My friend’s wedding was beautiful, and my memories were quickly replaced with joy. We departed the IC Chapel for the wedding reception, and I didn’t know when I’d be back.

Six months ago, in the very middle of autumn, I found myself back at the Mount for a rugby game. It was difficult to find a weekend that coordinated with all my other graduated friends, but we managed to find a Saturday in October. The sky was thick and gray, the air crisp. It was a joyous occasion, to see everyone again. I even managed to see a friend who graduated in 2022 (Shoutout, Emmy!) and caught up with her. This reunion was perfect. I did all the "Mount" things, like go to Dunkin’ and drive on the autumnal backroads and grab lunch in Gettysburg. For a fleeting moment, it felt like I was in college again. Of course, this thought quickly vanished when I was asked, "How is work?"
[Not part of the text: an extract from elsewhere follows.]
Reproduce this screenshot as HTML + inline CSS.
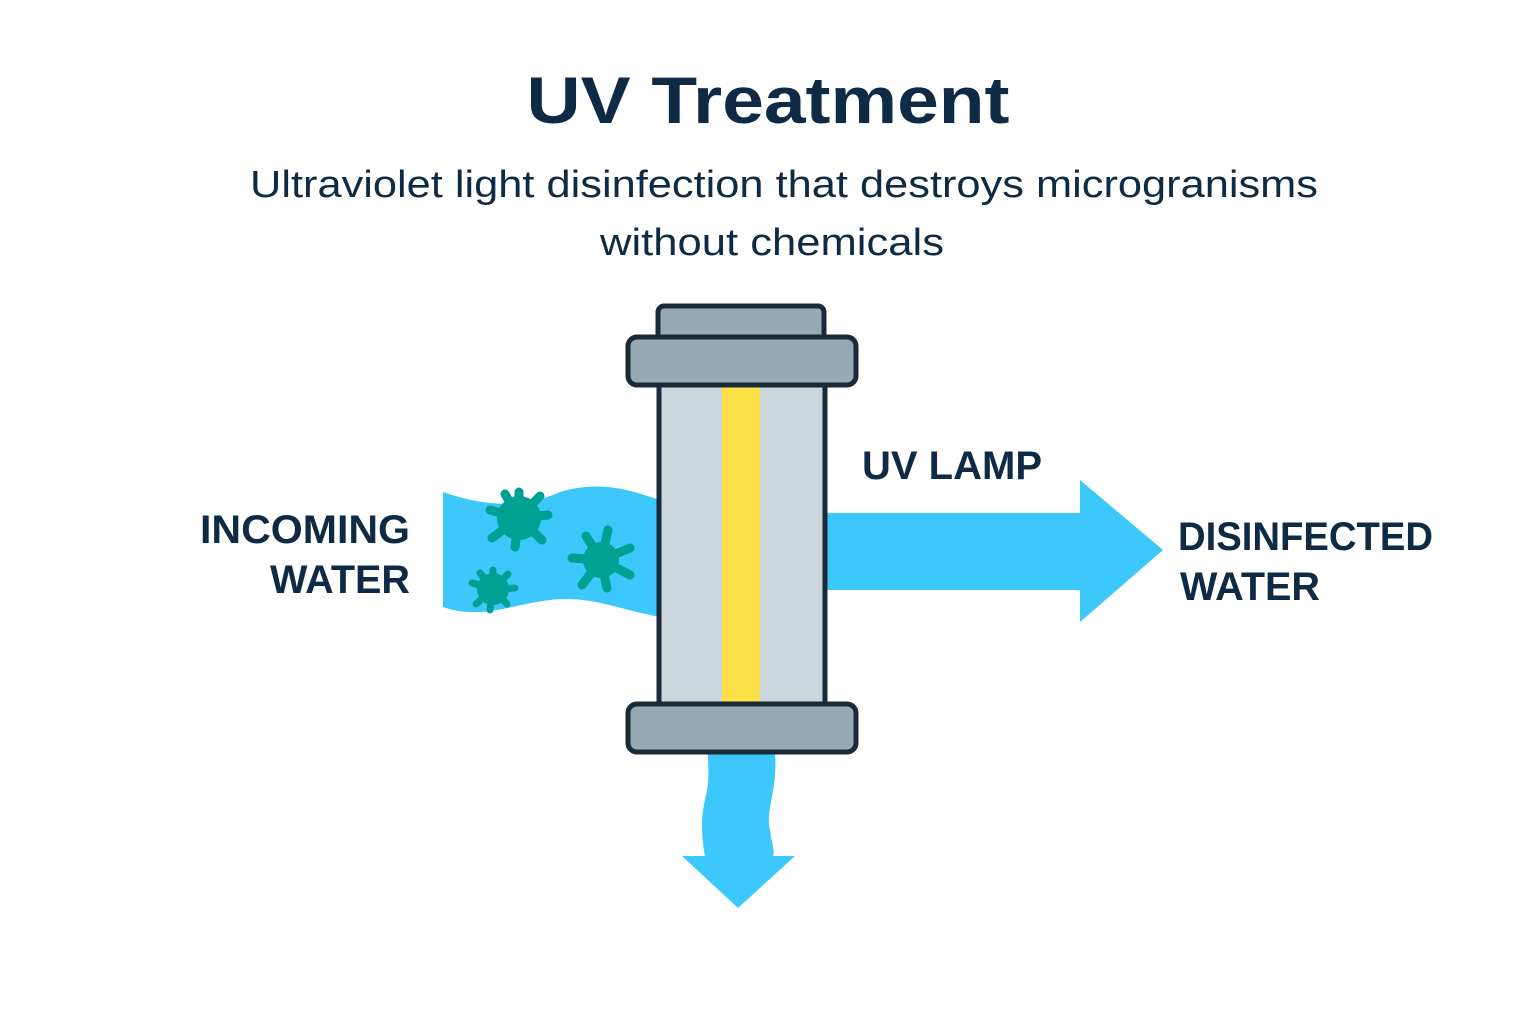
<!DOCTYPE html>
<html><head><meta charset="utf-8"><style>
html,body{margin:0;padding:0;background:#fff;}
body{width:1536px;height:1024px;overflow:hidden;}
</style></head><body>
<svg width="1536" height="1024" viewBox="0 0 1536 1024" xmlns="http://www.w3.org/2000/svg">
<rect width="1536" height="1024" fill="#fff"/>
<g font-family="Liberation Sans, DejaVu Sans, sans-serif" fill="#0f2a44" text-anchor="middle">
<text x="768" y="123" font-size="66" font-weight="bold" textLength="483" lengthAdjust="spacingAndGlyphs">UV Treatment</text>
<text x="784" y="197" font-size="38" textLength="1068" lengthAdjust="spacingAndGlyphs">Ultraviolet light disinfection that destroys microgranisms</text>
<text x="772" y="255" font-size="38" textLength="344" lengthAdjust="spacingAndGlyphs">without chemicals</text>
<text x="410" y="543" font-size="40" font-weight="bold" text-anchor="end" textLength="210" lengthAdjust="spacingAndGlyphs">INCOMING</text>
<text x="410" y="593" font-size="40" font-weight="bold" text-anchor="end" textLength="140" lengthAdjust="spacingAndGlyphs">WATER</text>
<text x="952" y="479" font-size="40" font-weight="bold" textLength="180" lengthAdjust="spacingAndGlyphs">UV LAMP</text>
<text x="1178" y="550" font-size="40" font-weight="bold" text-anchor="start" textLength="255" lengthAdjust="spacingAndGlyphs">DISINFECTED</text>
<text x="1180" y="600" font-size="40" font-weight="bold" text-anchor="start" textLength="140" lengthAdjust="spacingAndGlyphs">WATER</text>
</g>
<path d="M443 492 C480 505 520 510 560 492 C600 480 630 490 660 500 L660 617 C620 610 590 595 550 600 C510 605 480 620 443 607 Z" fill="#3cc8fa"/>
<g fill="#00a092" stroke="#00a092" stroke-linecap="round">
<circle cx="519" cy="518" r="22" stroke="none"/>
<g stroke-width="9">
<line x1="519" y1="518" x2="519" y2="492"/><line x1="519" y1="518" x2="540" y2="496"/><line x1="519" y1="518" x2="548" y2="515"/>
<line x1="519" y1="518" x2="542" y2="540"/><line x1="519" y1="518" x2="515" y2="547"/><line x1="519" y1="518" x2="492" y2="538"/>
<line x1="519" y1="518" x2="490" y2="510"/><line x1="519" y1="518" x2="505" y2="494"/></g>
<circle cx="601" cy="560" r="18" stroke="none"/>
<g stroke-width="9">
<line x1="601" y1="560" x2="608" y2="530"/><line x1="601" y1="560" x2="586" y2="536"/><line x1="601" y1="560" x2="630" y2="548"/>
<line x1="601" y1="560" x2="630" y2="575"/><line x1="601" y1="560" x2="607" y2="588"/><line x1="601" y1="560" x2="582" y2="585"/>
<line x1="601" y1="560" x2="572" y2="558"/></g>
<circle cx="493" cy="589" r="16" stroke="none"/>
<g stroke-width="7">
<line x1="493" y1="589" x2="493" y2="570"/><line x1="493" y1="589" x2="508" y2="574"/><line x1="493" y1="589" x2="515" y2="588"/>
<line x1="493" y1="589" x2="507" y2="604"/><line x1="493" y1="589" x2="490" y2="610"/><line x1="493" y1="589" x2="476" y2="604"/>
<line x1="493" y1="589" x2="472" y2="583"/><line x1="493" y1="589" x2="480" y2="573"/></g>
</g>
<path d="M826 513 L1080 513 L1080 480 L1163 550 L1080 622 L1080 590 L826 590 Z" fill="#3cc8fa"/>
<path d="M708 752 L775 752 C778 790 765 810 770 830 C772 845 775 850 773 856 L795 856 L738 908 L682 856 L705 856 C702 840 700 820 705 800 C710 780 708 770 708 752 Z" fill="#3cc8fa"/>
<rect x="658" y="306" width="166" height="40" rx="6" fill="#96aab5" stroke="#1b2a38" stroke-width="5"/>
<rect x="659" y="370" width="166" height="336" fill="#cbd6dd" stroke="#1b2a38" stroke-width="5"/>
<rect x="722" y="372" width="38" height="332" fill="#fde047"/>
<rect x="628" y="337" width="228" height="48" rx="9" fill="#96aab5" stroke="#1b2a38" stroke-width="5"/>
<rect x="628" y="704" width="228" height="48" rx="9" fill="#96aab5" stroke="#1b2a38" stroke-width="5"/>
</svg>
</body></html>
Of course, it was great. I love it, and I love teaching. I couldn’t imagine doing anything else. I loved talking to my graduated friends about their jobs, as well. There was a certain bittersweet feeling in the air, though. We all missed our lives here, but we couldn’t quite pin it down to a word. "Nostalgia" felt too soon. Although I can’t remember how the rugby game ended, I do remember this being such a memorable visit.

Two months ago, it was still winter, but barely. March. We were back for another rugby game, only this time clothed in sweatpants and sweaters, sitting on blankets in the damp and icy grass. I’ll never forget this winter: snow (finally!) and doing nothing but teaching and reading and sleeping. The dark commute to work; the chilly bite of air as I walked out the door. Winter in teaching is hard. The school year feels eternal, and winter to spring is always an uphill battle. Visiting the Mount was nice, but I didn’t miss it like I used to. There was talk of graduation, mere months away, and plans after graduation, and I realized that by May, I’d be a year post-grad. While everyone was preparing for Commencement and their post-grad year, what had I accomplished?
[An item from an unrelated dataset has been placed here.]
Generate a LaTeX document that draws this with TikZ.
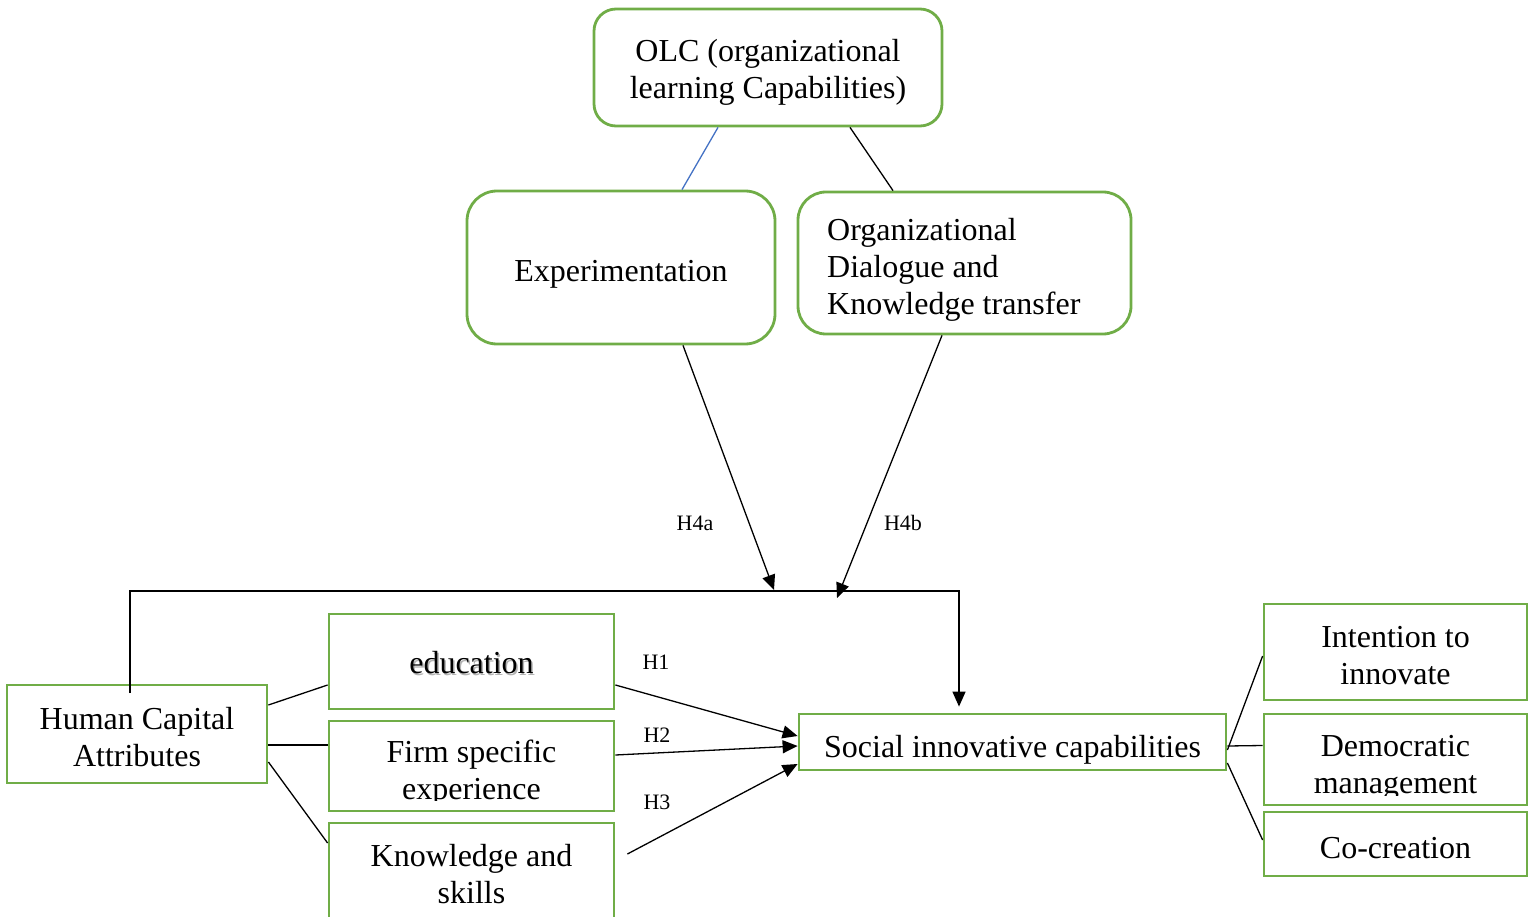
\documentclass[tikz,border=0pt]{standalone}
\usepackage{fontspec}
\setmainfont{Liberation Serif}
\usetikzlibrary{arrows.meta}
\definecolor{boxgreen}{HTML}{70AD47}
\definecolor{linkblue}{HTML}{4472C4}

\begin{document}
\begin{tikzpicture}[x=1pt,y=-1pt,
  box/.style={draw=boxgreen, line width=2.8pt, fill=white, inner sep=0pt},
  rbox/.style={box, rounded corners=#1},
  txt/.style={inner sep=0pt, align=center, font=\fontsize{32}{37}\selectfont},
  hyp/.style={inner sep=0pt, font=\fontsize{22}{26}\selectfont},
  link/.style={line width=1.3pt},
  arr/.style={link, -{Triangle[length=15pt,width=13pt]}}]

\clip (0,0) rectangle (1536,917);

% --- organizational learning capabilities ---
\node[rbox=22pt, minimum width=348pt, minimum height=117pt] (olc) at (768,67.5) {};
\node[txt] (olctext) at (768,72.5) {OLC (organizational\\learning Capabilities)};
\node[rbox=30pt, minimum width=308pt, minimum height=153pt] (exp) at (621,267.5) {};
\node[txt] (exptext) at (621,274.5) {Experimentation};
\node[rbox=28pt, minimum width=333pt, minimum height=142pt] (odk) at (964.5,263) {};
\node[txt, align=left, anchor=west] (odktext) at (827,270)
  {Organizational\\Dialogue and\\Knowledge transfer};

% --- human capital attributes ---
\node[box, minimum width=260pt, minimum height=98pt] (hca) at (137,734) {};
\node[txt] (hcatext) at (137,737) {Human Capital\\Attributes};
\node[box, minimum width=285pt, minimum height=95pt] (edu) at (471.5,661.5) {};
\node[txt, text=black!30] (edushadow) at (473,665) {education};
\node[txt] (edutext) at (471.5,663) {education};
\node[box, minimum width=285pt, minimum height=90pt] (firm) at (471.5,766) {};
\begin{scope}
  \clip (329,721) rectangle (614,800);
  \node[txt] (firmtext) at (471.5,773.5) {Firm specific\\experience};
\end{scope}
\node[box, minimum width=285pt, minimum height=112pt] (know) at (471.5,879) {};
\node[txt] (knowtext) at (471.5,874) {Knowledge and\\skills};

% --- social innovative capabilities ---
\node[box, minimum width=427pt, minimum height=56pt] (sic) at (1012.5,742) {};
\node[txt] (sictext) at (1012.5,750) {Social innovative capabilities};
\node[box, minimum width=263pt, minimum height=96pt] (int) at (1395.5,652) {};
\node[txt] (inttext) at (1395.5,656) {Intention to\\innovate};
\node[box, minimum width=263pt, minimum height=91pt] (dem) at (1395.5,759.5) {};
\begin{scope}
  \clip (1264,714) rectangle (1527,795);
  \node[txt] (demtext) at (1395.5,768) {Democratic\\management};
\end{scope}
\node[box, minimum width=263pt, minimum height=64pt] (coc) at (1395.5,844) {};
\node[txt] (coctext) at (1395.5,848) {Co-creation};

% --- links between the learning capabilities ---
\draw[link, linkblue] ([xshift=-50pt]olc.south) -- ([xshift=61pt]exp.north);
\draw[link] ([xshift=82pt]olc.south) -- ([xshift=-71.5pt]odk.north);

% --- moderating paths onto the main relation ---
\coordinate (tipA) at (774,590);
\coordinate (tipB) at (837,598);
\coordinate (busR) at (959,591);
\draw[arr] ([xshift=62pt]exp.south) -- (tipA);
\draw[arr] ([xshift=-22.5pt]odk.south) -- (tipB);
\draw[arr] ([xshift=-7pt,yshift=41pt]hca.center) |- (busR)
  -| ([xshift=-53.5pt,yshift=6pt]sic.north);

% --- attributes of human capital ---
\draw[link] ([yshift=29pt]hca.east) -- ([yshift=-23.5pt]edu.west);
\draw[link] ([yshift=-11pt]hca.east) -- ([yshift=21pt]firm.west);
\draw[link] ([yshift=-28pt]hca.east) -- ([yshift=36pt]know.west);

% --- direct hypotheses ---
\draw[arr] ([yshift=-23.5pt]edu.east) -- ([yshift=6pt]sic.west);
\draw[arr] ([yshift=11pt]firm.east) -- ([yshift=-4pt]sic.west);
\draw[arr] ([xshift=12pt,yshift=25pt]know.east) -- ([yshift=-22pt]sic.west);

% --- dimensions of social innovative capabilities ---
\draw[link] ([yshift=-8pt]sic.east) -- ([yshift=-4pt]int.west);
\draw[link] ([yshift=-4pt]sic.east) -- ([yshift=14pt]dem.west);
\draw[link] ([yshift=-21pt]sic.east) -- ([yshift=4pt]coc.west);

% --- hypothesis labels ---
\node[hyp] (h4a) at (695,523) {H4a};
\node[hyp] (h4b) at (903,523) {H4b};
\node[hyp] (h1) at (656,662) {H1};
\node[hyp] (h2) at (657,735) {H2};
\node[hyp] (h3) at (657,802) {H3};
\end{tikzpicture}
\end{document}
So much. Teaching my students, and creating lessons, and building my own classroom. Even though I practically lived in my winter coat, I looked forward to going to school. Realizing this also made me realize that while it was okay to have nostalgia and visit the Mount, I also was so lucky to have made such success this year.
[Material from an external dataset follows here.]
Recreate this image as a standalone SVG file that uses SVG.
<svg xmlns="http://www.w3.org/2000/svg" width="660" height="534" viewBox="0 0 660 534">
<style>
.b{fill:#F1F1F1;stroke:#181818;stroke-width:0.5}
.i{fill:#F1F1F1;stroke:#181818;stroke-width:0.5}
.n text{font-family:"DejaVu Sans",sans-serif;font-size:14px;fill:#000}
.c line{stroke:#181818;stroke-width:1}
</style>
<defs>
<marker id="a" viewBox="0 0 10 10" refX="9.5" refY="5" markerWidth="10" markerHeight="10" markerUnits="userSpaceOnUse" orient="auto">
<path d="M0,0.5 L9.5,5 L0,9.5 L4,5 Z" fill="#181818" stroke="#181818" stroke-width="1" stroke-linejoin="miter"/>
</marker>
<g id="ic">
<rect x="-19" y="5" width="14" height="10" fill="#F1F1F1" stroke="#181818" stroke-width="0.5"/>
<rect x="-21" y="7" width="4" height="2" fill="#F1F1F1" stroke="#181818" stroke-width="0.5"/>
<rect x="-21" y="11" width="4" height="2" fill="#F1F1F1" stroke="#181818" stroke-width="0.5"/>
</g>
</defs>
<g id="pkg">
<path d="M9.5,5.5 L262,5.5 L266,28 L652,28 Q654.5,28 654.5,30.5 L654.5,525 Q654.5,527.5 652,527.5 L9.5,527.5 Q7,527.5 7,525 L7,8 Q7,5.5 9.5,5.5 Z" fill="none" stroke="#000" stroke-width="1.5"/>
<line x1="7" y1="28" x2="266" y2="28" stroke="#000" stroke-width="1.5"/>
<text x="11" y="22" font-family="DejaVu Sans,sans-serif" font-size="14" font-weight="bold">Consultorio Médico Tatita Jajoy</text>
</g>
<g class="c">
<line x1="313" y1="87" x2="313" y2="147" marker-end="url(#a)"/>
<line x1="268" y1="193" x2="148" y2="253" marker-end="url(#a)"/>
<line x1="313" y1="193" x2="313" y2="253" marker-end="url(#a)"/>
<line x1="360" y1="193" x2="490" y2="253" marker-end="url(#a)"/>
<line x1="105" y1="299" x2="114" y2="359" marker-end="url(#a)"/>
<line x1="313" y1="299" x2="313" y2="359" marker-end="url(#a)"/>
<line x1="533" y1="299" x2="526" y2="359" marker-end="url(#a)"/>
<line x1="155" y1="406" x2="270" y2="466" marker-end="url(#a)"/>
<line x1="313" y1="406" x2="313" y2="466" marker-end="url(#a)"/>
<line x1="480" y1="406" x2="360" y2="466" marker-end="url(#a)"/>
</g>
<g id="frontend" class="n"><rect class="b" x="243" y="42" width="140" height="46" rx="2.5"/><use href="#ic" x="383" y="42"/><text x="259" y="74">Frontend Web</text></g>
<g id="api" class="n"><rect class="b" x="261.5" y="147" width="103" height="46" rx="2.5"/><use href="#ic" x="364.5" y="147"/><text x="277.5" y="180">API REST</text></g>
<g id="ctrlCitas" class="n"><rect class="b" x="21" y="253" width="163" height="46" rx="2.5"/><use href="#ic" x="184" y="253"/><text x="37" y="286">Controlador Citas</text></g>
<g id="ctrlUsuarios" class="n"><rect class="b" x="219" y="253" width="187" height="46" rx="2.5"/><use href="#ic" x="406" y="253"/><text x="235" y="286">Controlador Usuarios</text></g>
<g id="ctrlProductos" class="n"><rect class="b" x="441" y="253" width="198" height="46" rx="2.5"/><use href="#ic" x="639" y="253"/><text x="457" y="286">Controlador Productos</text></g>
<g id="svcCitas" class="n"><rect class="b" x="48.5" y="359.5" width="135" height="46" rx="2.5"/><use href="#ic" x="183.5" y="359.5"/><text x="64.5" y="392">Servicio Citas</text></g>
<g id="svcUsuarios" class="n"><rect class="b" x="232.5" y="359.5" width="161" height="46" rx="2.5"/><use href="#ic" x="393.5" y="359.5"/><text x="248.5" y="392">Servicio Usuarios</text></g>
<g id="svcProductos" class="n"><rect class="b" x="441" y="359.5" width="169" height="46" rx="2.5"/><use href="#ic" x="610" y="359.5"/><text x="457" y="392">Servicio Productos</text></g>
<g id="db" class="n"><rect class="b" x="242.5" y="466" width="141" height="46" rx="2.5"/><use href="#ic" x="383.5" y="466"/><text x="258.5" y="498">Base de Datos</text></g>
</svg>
Two weeks ago, azaleas and wildflowers scattered against the green backdrop of campus. I was at the Mount for Divine Mercy Sunday Mass and a celebration with friends. The Mount was alive with students, and graduation was a few short weeks down the road. I could feel the excitement in the air, but it wasn’t mine. And that was okay. I felt happy for my friends, for the Class of 2025 graduates, and I was thrilled for their futures.

This past year was filled plenty of new journeys with many ups and downs. As I spent month after month teaching, I also (and unexpectedly) visited the Mount in each season of the year, watching from afar how the summers and falls and winters and springs shape this campus again and again, so many times you’d think it was magic. I am thankful to have come back, but I am also grateful for what I have in the present moment, and what lies ahead. This month we return to the season of summer, and another cycle will continue, over and over. Will I always feel nostalgic over the passing seasons at Mount St. Mary’s? Will I always miss the church bells, the stone buildings, the rolling green fields?

As I continue to make news memories at new places, with old and new friends, and as years of teaching continue to turn like chapters in a book, I will still, forever and always, return. Maybe not every season, but perhaps during my favorite one. After all, the Mount never looked better with pinkish-white blossoms budding on the trees.